Written request: Output the lines from the top of the entries below to the line with "import pandas as pd", both included, exactly and without pictures.

Working data:
• • • • •
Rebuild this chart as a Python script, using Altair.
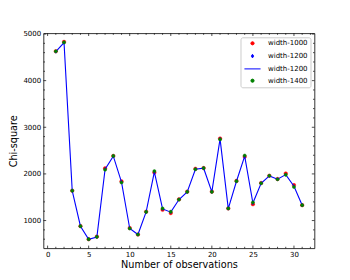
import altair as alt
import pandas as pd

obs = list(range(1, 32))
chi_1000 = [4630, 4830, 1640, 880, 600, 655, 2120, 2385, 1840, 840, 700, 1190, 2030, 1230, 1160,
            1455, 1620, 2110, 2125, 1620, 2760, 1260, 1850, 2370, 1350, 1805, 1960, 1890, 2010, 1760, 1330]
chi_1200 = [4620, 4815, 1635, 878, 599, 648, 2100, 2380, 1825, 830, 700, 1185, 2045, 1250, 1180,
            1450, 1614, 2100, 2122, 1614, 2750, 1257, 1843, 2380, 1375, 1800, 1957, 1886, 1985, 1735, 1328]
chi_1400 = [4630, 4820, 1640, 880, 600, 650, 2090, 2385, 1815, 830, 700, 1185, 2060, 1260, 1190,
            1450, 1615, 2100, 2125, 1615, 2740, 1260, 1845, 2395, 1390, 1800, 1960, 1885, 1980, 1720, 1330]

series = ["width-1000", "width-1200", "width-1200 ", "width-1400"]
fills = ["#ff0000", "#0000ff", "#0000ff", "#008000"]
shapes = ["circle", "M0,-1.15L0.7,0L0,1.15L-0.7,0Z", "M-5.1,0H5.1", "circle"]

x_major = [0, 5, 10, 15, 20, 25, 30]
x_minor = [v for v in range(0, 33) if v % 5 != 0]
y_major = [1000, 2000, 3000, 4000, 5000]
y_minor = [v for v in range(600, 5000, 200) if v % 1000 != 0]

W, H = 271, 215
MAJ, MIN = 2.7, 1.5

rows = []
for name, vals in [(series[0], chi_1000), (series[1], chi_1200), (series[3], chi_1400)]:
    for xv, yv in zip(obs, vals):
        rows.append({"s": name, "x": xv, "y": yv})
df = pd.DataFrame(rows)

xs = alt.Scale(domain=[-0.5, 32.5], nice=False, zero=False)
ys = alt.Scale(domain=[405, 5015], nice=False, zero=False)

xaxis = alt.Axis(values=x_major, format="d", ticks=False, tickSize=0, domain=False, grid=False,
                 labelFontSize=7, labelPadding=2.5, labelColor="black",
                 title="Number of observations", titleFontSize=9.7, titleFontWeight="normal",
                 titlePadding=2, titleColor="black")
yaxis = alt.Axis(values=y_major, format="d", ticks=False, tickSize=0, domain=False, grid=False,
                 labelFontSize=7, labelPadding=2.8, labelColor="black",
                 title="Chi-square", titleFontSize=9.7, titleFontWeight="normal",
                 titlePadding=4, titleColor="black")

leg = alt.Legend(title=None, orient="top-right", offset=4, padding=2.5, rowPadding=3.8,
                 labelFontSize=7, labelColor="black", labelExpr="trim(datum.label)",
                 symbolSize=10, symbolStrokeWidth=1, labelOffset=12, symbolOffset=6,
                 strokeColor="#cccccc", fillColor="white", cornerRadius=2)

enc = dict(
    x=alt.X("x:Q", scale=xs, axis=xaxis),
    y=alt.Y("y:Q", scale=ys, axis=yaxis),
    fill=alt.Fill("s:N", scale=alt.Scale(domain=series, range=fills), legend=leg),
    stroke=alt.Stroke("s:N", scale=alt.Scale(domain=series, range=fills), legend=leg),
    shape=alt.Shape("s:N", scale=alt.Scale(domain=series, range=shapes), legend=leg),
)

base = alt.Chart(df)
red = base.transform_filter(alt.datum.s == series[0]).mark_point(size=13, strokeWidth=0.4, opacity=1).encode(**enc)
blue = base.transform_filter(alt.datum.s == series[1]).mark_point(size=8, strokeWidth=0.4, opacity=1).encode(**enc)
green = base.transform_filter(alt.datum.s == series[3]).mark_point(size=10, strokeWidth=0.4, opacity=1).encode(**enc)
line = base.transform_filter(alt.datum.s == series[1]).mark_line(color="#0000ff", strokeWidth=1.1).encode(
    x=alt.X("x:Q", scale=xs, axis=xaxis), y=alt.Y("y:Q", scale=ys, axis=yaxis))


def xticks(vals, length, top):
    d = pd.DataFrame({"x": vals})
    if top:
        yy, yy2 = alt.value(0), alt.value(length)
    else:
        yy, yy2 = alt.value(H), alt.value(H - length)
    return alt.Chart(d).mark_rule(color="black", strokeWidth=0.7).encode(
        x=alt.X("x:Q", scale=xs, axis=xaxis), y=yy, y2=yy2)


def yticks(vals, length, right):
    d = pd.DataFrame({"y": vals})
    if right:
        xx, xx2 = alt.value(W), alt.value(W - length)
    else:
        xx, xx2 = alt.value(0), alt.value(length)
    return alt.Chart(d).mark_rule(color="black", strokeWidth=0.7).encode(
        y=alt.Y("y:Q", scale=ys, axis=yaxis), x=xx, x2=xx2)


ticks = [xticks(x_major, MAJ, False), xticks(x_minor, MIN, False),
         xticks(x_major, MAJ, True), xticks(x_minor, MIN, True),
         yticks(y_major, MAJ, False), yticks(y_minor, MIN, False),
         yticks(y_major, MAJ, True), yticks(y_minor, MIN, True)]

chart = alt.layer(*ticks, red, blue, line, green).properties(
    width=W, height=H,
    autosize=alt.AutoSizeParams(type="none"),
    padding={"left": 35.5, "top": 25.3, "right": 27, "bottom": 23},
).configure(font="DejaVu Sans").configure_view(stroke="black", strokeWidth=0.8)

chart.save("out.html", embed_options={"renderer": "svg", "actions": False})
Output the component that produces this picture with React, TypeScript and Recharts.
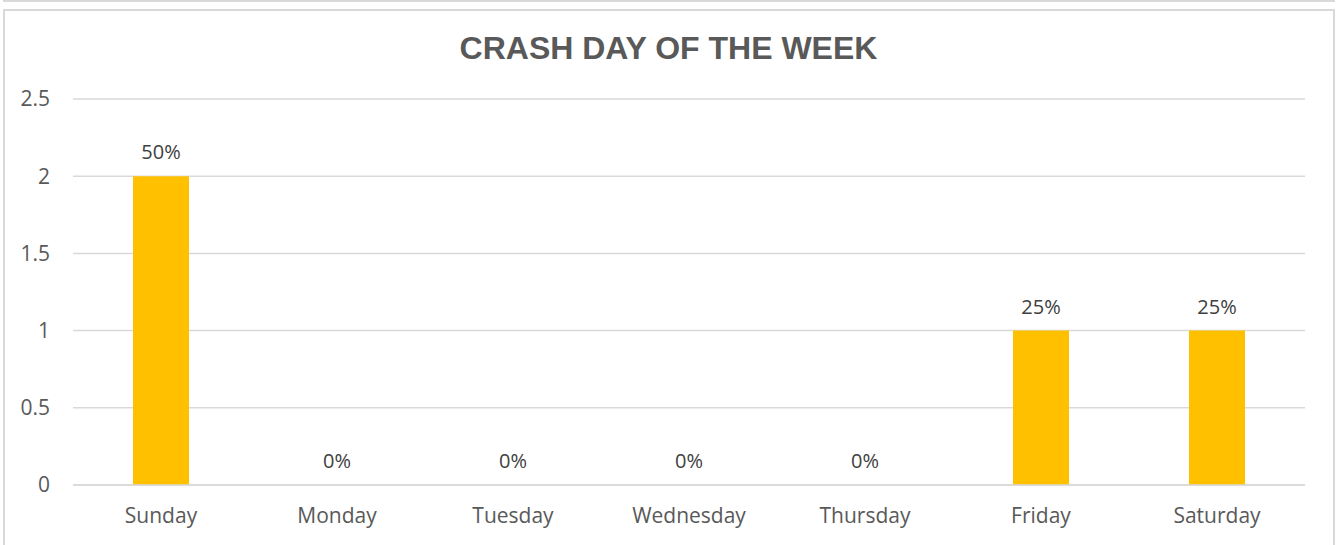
• • • • •
Solution for this problem:
Rebuild this chart as a Python script, using Altair.
import altair as alt
import pandas as pd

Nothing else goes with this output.